On 34 minutes, it appeared the game was all but over when Taylor bundled home his second after his initial effort had hit the bar, making it 3-0. Almost immediately afterwards, the crowd came to life, in an outpouring of profane invective at the linesman who had given Airdrie a corner when many thought the ball hadn’t gone out of play. It soon was, for a home goal kick, but the splenetic abuse, now directed at the referee, who looked about 15, for not overruling his assistant continued intermittently until the break. During the interval, I stuck my phone on charge (thanks for the electricity Falkirk FC) and sample a steak, rather than scotch pie; it was rather tasty but, as the rapidly deteriorating Andy pointed out, almost impossible to eat because of the shape.

Suitably fortified, we found a loftier perch for the second period and saw a rejuvenated Diamonds taking it to the Bairns, aided by a soft penalty after 56 minutes, converted by Paul Di Giacomo. Falkirk sought to reassert themselves and Taylor twice missed easy chances to complete his hat trick, by blasting the ball at the keeper when through on goal. The second of these saw a corner resulting and from it Bairns skipper Darren Dods smuggled the ball in at the back post for a seemingly unassailable 4-1 lead, which persuaded Andy and I that we could safely leave, bearing in mind the 30 minute walk to the station and the 17.23 departure for Waverley we had to catch, not to mention the burgeoning blister on my left heel (the curse of new footwear and stylish hiking socks) with the contest effectively over. Two muffled shouts, but no accompanying Tony Christie vocal stylings, as we made our way back up the main road told us of late Airdrie goals, which we’ll be fated never to see (I’m not playing £45 for an annual subscription to Falkirk TV) as the game ended 4-3. It’s a shame to miss goals, but we had to get that train. In conclusion, I’m glad the home side won and I’m glad to see defending worse than the Mike Williamson personal master class that 2012/2013 has turned in to.

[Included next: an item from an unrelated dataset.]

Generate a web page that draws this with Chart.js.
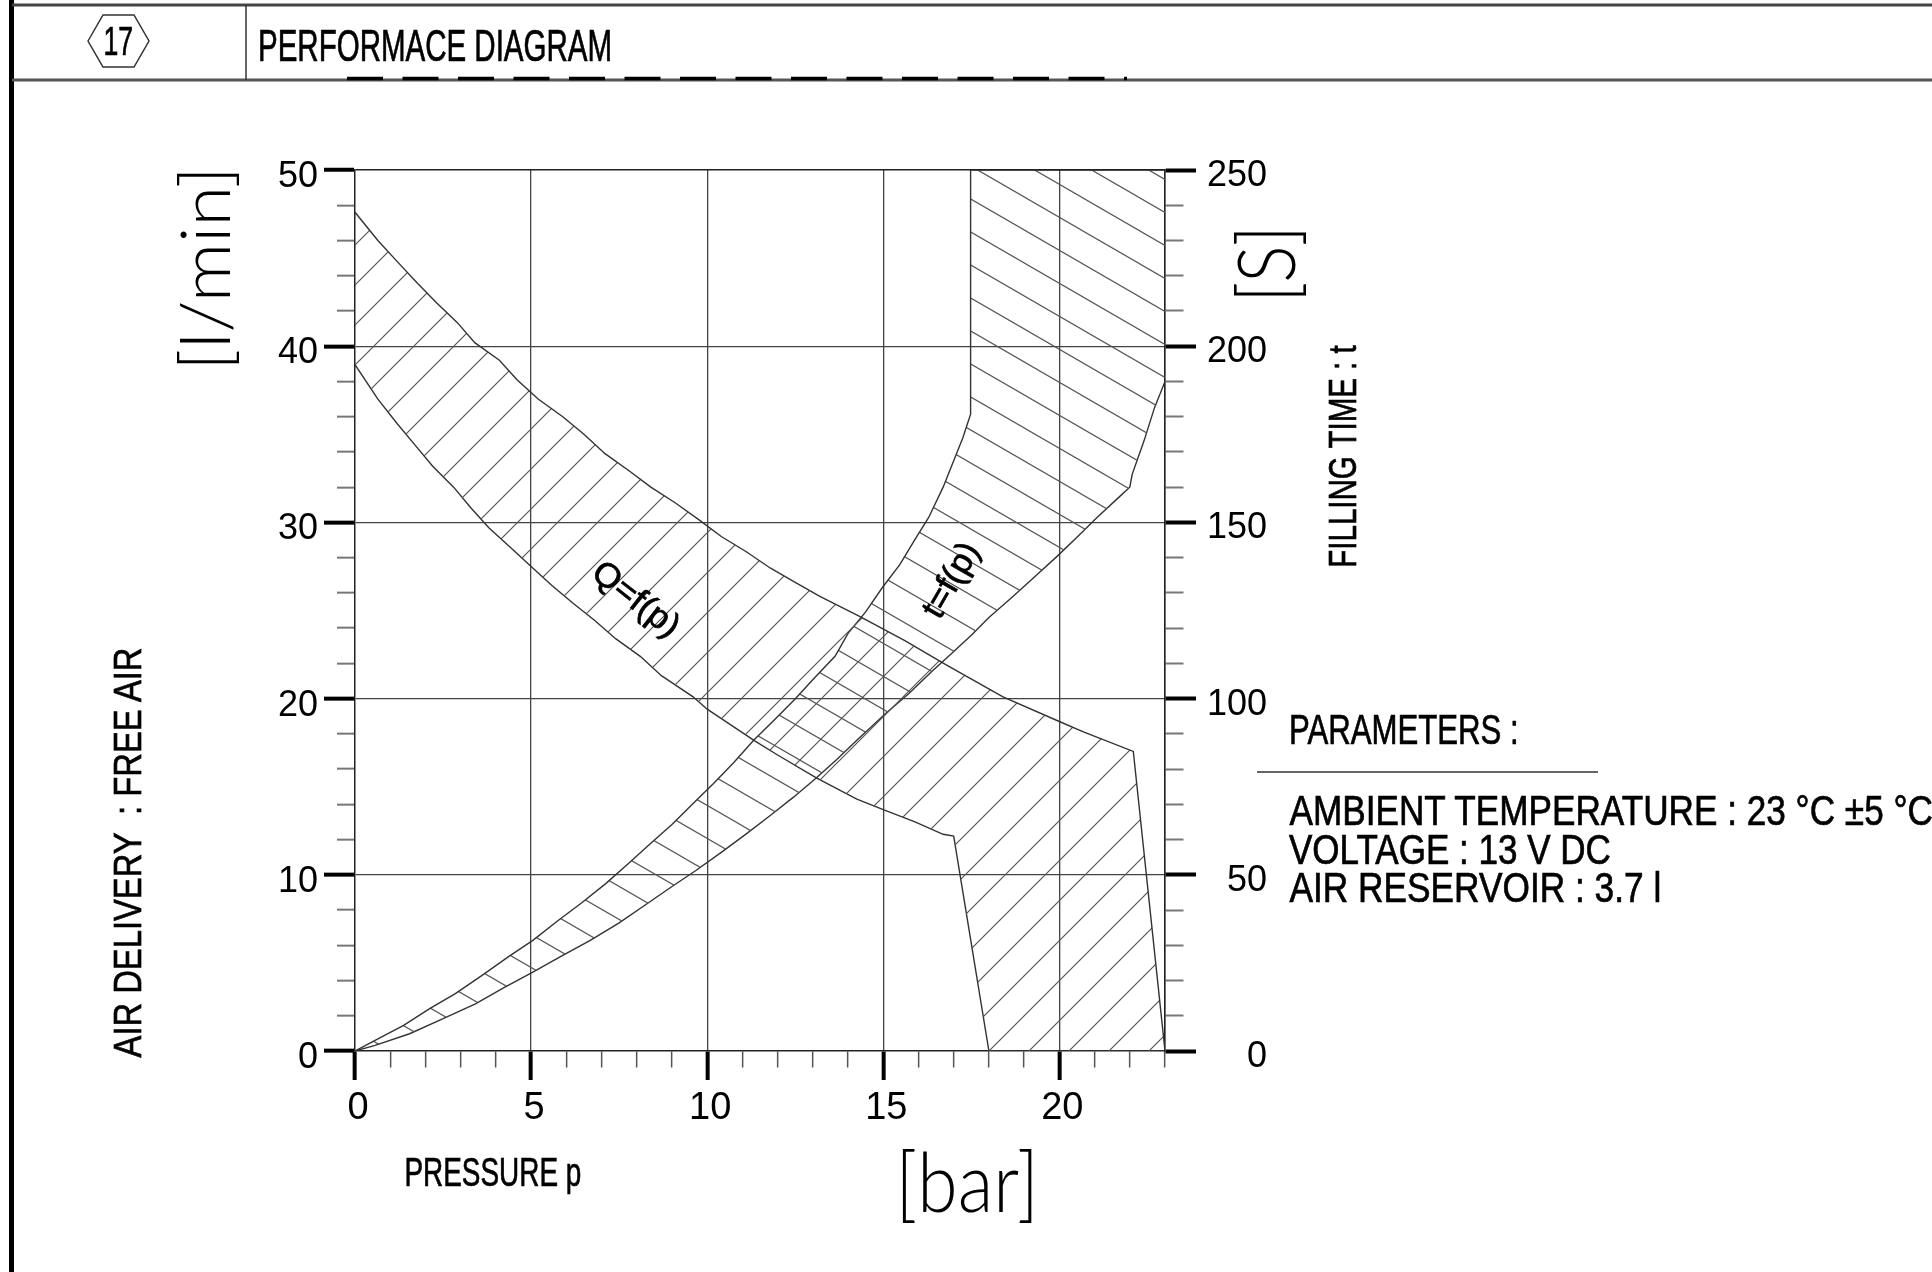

We took a random bus back to Falkirk, but not the station. Alighting in the middle of a shopping street, Andy succeeded in finding a chap slumped in a doorway who was almost insensible with drink to ask the way; he was only able to issue confusing and contradictory instructions, but we found Grahamstown station anyway and thence caught a packed train to Waverley that was polluted with gleeful Jambos, before arriving home at almost 8pm at the conclusion of another fantastic and always entertaining Scottish adventure.  I can’t wait for the next one.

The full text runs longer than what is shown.